Task goal =
Copy everything in the listing below word for word, apart from any images.

━━━━━━━━━━

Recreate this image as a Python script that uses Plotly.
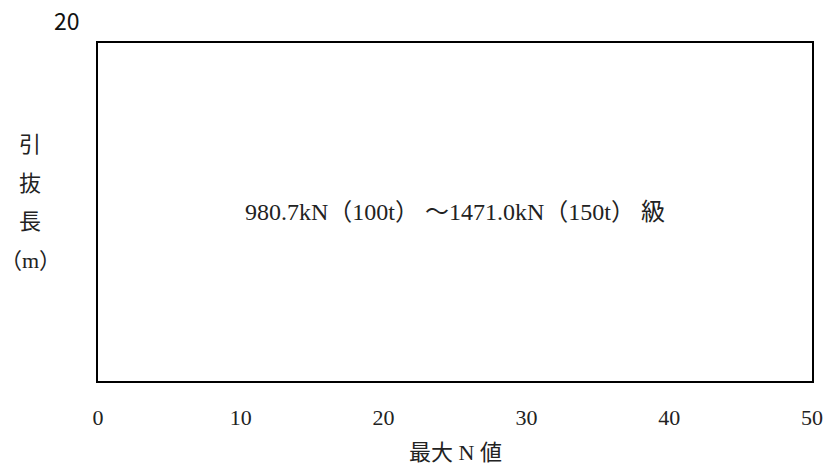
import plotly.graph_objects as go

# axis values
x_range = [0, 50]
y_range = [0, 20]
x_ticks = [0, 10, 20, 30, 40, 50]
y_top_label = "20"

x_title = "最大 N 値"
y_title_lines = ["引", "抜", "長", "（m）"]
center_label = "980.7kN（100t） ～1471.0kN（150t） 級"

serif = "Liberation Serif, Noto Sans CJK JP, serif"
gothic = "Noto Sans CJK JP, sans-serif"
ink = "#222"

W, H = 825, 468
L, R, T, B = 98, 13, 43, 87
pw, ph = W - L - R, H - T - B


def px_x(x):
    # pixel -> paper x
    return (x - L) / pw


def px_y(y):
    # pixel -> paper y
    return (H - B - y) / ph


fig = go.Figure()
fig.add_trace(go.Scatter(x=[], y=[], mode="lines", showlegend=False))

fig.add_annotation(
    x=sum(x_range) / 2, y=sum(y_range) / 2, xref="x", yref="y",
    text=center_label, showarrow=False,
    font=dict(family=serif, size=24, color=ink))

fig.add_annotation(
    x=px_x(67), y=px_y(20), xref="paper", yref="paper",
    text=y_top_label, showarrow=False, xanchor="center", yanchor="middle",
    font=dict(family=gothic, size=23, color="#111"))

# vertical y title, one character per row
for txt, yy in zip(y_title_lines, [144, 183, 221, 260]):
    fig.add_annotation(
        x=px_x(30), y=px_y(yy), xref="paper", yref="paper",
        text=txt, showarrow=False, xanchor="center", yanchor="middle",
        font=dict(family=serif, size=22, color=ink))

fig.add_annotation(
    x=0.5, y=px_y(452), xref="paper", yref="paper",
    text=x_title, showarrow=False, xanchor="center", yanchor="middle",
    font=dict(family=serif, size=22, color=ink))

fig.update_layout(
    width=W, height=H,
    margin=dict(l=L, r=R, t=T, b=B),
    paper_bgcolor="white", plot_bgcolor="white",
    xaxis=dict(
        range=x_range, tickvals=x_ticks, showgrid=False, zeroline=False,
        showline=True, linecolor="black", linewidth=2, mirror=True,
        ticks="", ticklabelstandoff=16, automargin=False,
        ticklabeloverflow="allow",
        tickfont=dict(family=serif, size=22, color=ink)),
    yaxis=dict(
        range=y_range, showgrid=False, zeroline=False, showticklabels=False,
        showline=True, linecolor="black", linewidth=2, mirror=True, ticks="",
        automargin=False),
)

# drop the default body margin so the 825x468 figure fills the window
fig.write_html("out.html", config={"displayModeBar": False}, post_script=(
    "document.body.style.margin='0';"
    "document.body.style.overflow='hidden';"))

━━━━━━━━━━

Exercise result =
Recreate this image as a Python script that uses Plotly.
import plotly.graph_objects as go

# axis values
x_range = [0, 50]
y_range = [0, 20]
x_ticks = [0, 10, 20, 30, 40, 50]
y_top_label = "20"

x_title = "最大 N 値"
y_title_lines = ["引", "抜", "長", "（m）"]
center_label = "980.7kN（100t） ～1471.0kN（150t） 級"

serif = "Liberation Serif, Noto Sans CJK JP, serif"
gothic = "Noto Sans CJK JP, sans-serif"
ink = "#222"

W, H = 825, 468
L, R, T, B = 98, 13, 43, 87
pw, ph = W - L - R, H - T - B


def px_x(x):
    # pixel -> paper x
    return (x - L) / pw


def px_y(y):
    # pixel -> paper y
    return (H - B - y) / ph


fig = go.Figure()
fig.add_trace(go.Scatter(x=[], y=[], mode="lines", showlegend=False))

fig.add_annotation(
    x=sum(x_range) / 2, y=sum(y_range) / 2, xref="x", yref="y",
    text=center_label, showarrow=False,
    font=dict(family=serif, size=24, color=ink))

fig.add_annotation(
    x=px_x(67), y=px_y(20), xref="paper", yref="paper",
    text=y_top_label, showarrow=False, xanchor="center", yanchor="middle",
    font=dict(family=gothic, size=23, color="#111"))

# vertical y title, one character per row
for txt, yy in zip(y_title_lines, [144, 183, 221, 260]):
    fig.add_annotation(
        x=px_x(30), y=px_y(yy), xref="paper", yref="paper",
        text=txt, showarrow=False, xanchor="center", yanchor="middle",
        font=dict(family=serif, size=22, color=ink))

fig.add_annotation(
    x=0.5, y=px_y(452), xref="paper", yref="paper",
    text=x_title, showarrow=False, xanchor="center", yanchor="middle",
    font=dict(family=serif, size=22, color=ink))

fig.update_layout(
    width=W, height=H,
    margin=dict(l=L, r=R, t=T, b=B),
    paper_bgcolor="white", plot_bgcolor="white",
    xaxis=dict(
        range=x_range, tickvals=x_ticks, showgrid=False, zeroline=False,
        showline=True, linecolor="black", linewidth=2, mirror=True,
        ticks="", ticklabelstandoff=16, automargin=False,
        ticklabeloverflow="allow",
        tickfont=dict(family=serif, size=22, color=ink)),
    yaxis=dict(
        range=y_range, showgrid=False, zeroline=False, showticklabels=False,
        showline=True, linecolor="black", linewidth=2, mirror=True, ticks="",
        automargin=False),
)

# drop the default body margin so the 825x468 figure fills the window
fig.write_html("out.html", config={"displayModeBar": False}, post_script=(
    "document.body.style.margin='0';"
    "document.body.style.overflow='hidden';"))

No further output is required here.